Ces fausses publications trompeuses générées sans aucun consentement peuvent ensuite être utilisées pour nuire à la réputation en ligne d'une personne ou lui faire du chantage. "Il n'est pas nécessaire que ce soit explicite pour qu'il y ait exploitation", souligne Haley McNamara, responsable du National Center for Sexual Exploitation (Centre national pour l'exploitation sexuelle).
"Si l'on franchit les limites en faisant quelque chose dans la vraie vie à quelqu'un sans son consentement, par exemple en l'embrassant, en le déshabillant, et ainsi de suite, on franchit également les limites en le faisant sur les réseaux."
"Une véritable boîte de Pandore"
Pire, selon Alice Siregar, analyste en IA, cette tendance "normalise l'utilisation des deepfakes à caractère pornographiques". "C'est une véritable boîte de Pandore", observe l'experte.
"Ces applications peuvent ensuite ouvrir la porte à des outils permettant de créer des images plus graphiques, comme le deepfake pornographiques et d'autres types d'abus sexuels basés sur l'image."
Pour preuve, l'application AIKiss.AI, particulièrement mise en avant sur les plateformes, propose aux adultes "qui recherchent du contenu plus explicite" de cliquer sur la fonctionnalité "cum kissing videos" (des montages incluant le contact de sperme avec la bouche).
"C'est incroyablement effrayant", alerte Alice Siregar.
D'autant que certaines applications s'adressent à un public très jeune.

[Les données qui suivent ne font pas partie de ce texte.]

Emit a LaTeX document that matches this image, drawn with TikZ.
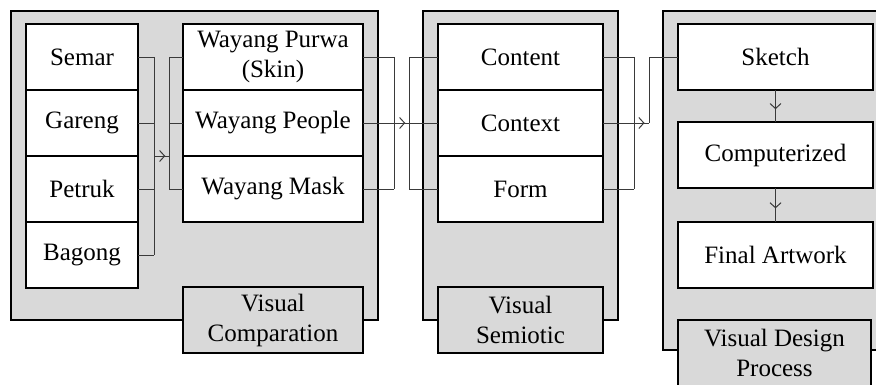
\documentclass[tikz,border=0pt]{standalone}
\usepackage{fontspec}
\setmainfont{Liberation Serif}
\usetikzlibrary{arrows.meta, positioning, decorations.markings}
\definecolor{panelgray}{HTML}{D9D9D9}
\definecolor{linkgray}{HTML}{3A3A3A}

\begin{document}
\begin{tikzpicture}[x=1pt, y=-1pt,
  group/.style={draw, line width=1.3pt, fill=panelgray},
  cell/.style={draw, line width=1.3pt, fill=white, outer sep=0pt, inner sep=2pt, align=center, font=\fontsize{25}{30}\selectfont},
  leftcell/.style={cell, minimum width=112pt, minimum height=66pt},
  wayangcell/.style={cell, minimum width=180pt, minimum height=66pt},
  semcell/.style={cell, minimum width=165pt, minimum height=66pt},
  designcell/.style={cell, minimum width=195pt, minimum height=66pt},
  tag/.style={cell, fill=panelgray, minimum height=66pt},
  link/.style={draw=linkgray, line width=0.9pt},
  midtip/.style={postaction={decorate}, decoration={markings, mark=at position #1 with {\arrow[linkgray, line width=1pt]{Straight Barb[length=5pt,width=11pt]}}}},
  midtip/.default=0.75
]
\useasboundingbox (0,0) rectangle (876,385);

% panels
\draw[group] (11,11) rectangle (378,320);
\draw[group] (423,11) rectangle (618,320);
\draw[group] (663,11) rectangle (900,350);

% visual comparation
\node[leftcell] (semar) at (82,57) {Semar};
\node[leftcell, below=0pt of semar] (gareng) {Gareng};
\node[leftcell, below=0pt of gareng] (petruk) {Petruk};
\node[leftcell, below=0pt of petruk] (bagong) {Bagong};
\node[wayangcell] (purwa) at (273,57) {Wayang Purwa\\(Skin)};
\node[wayangcell, below=0pt of purwa] (people) {Wayang People};
\node[wayangcell, below=0pt of people] (mask) {Wayang Mask};
\node[tag, minimum width=180pt] (vcomp) at (273,320) {Visual\\Comparation};

% visual semiotic
\node[semcell] (content) at (520.5,57) {Content};
\node[semcell, below=0pt of content] (context) {Context};
\node[semcell, below=0pt of context] (form) {Form};
\node[tag, minimum width=165pt] (vsem) at (520.5,320) {Visual\\Semiotic};

% visual design process
\node[designcell] (sketch) at (775.5,57) {Sketch};
\node[designcell, below=32pt of sketch] (comp) {Computerized};
\node[designcell, below=34pt of comp] (final) {Final Artwork};
\node[tag, minimum width=193pt] (vdes) at (774.5,353) {Visual Design\\Process};

\coordinate (bus1) at (154,0);
\coordinate (join1) at (169,0);
\coordinate (bus2) at (394,0);
\coordinate (join2) at (409,0);
\coordinate (bus3) at (634,0);
\coordinate (join3) at (649,0);

\foreach \n in {semar,gareng,petruk,bagong}
  \draw[link] (\n.east) -- (\n.east -| bus1);
\draw[link] (semar.east -| bus1) -- (bagong.east -| bus1);
\draw[link, midtip] (gareng.south -| bus1) -- (gareng.south -| join1);
\draw[link] (purwa.west -| join1) -- (mask.west -| join1);
\foreach \n in {purwa,people,mask}
  \draw[link] (\n.west -| join1) -- (\n.west);

\foreach \n in {purwa,people,mask}
  \draw[link] (\n.east) -- (\n.east -| bus2);
\draw[link] (purwa.east -| bus2) -- (mask.east -| bus2);
\draw[link, midtip] (people.east -| bus2) -- (people.east -| join2);
\draw[link] (content.west -| join2) -- (form.west -| join2);
\foreach \n in {content,context,form}
  \draw[link] (\n.west -| join2) -- (\n.west);

\foreach \n in {content,context,form}
  \draw[link] (\n.east) -- (\n.east -| bus3);
\draw[link] (content.east -| bus3) -- (form.east -| bus3);
\draw[link, midtip=0.7] (context.east -| bus3) -- (context.east -| join3);
\draw[link] (context.east -| join3) |- (sketch.west);

\draw[link, midtip=0.6] (sketch) -- (comp);
\draw[link, midtip=0.6] (comp) -- (final);
\end{tikzpicture}
\end{document}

Par exemple, Fotorama, répertorié comme "générateur de vidéos de bisous et de câlins", est considéré comme sûr pour les personnes âgées de quatre ans et plus dans la boutique d'applications iOS, et sûr pour "tout le monde" sur le Google Play.
Selon les constatations de Tech&Co, les publicités pour ces applications "Kiss AI" sont encore en ligne sur Instagram et Meta. "Ces annonces de 'baisers par IA' n'enfreignaient pas les politiques de l'entreprise", rappelle un porte-parole du groupe à Forbes.
De son côté, Tiktok a supprimé les publicités de ces outils d'IA. L'application de vidéos courtes exige des annonceurs qu'ils "obtiennent le consentement des personnalités publiques ou privées représentées dans leurs publicités, même si celles-ci sont générées par l'IA", rappelle Ariane de Selliers, porte-parole de l'entreprise.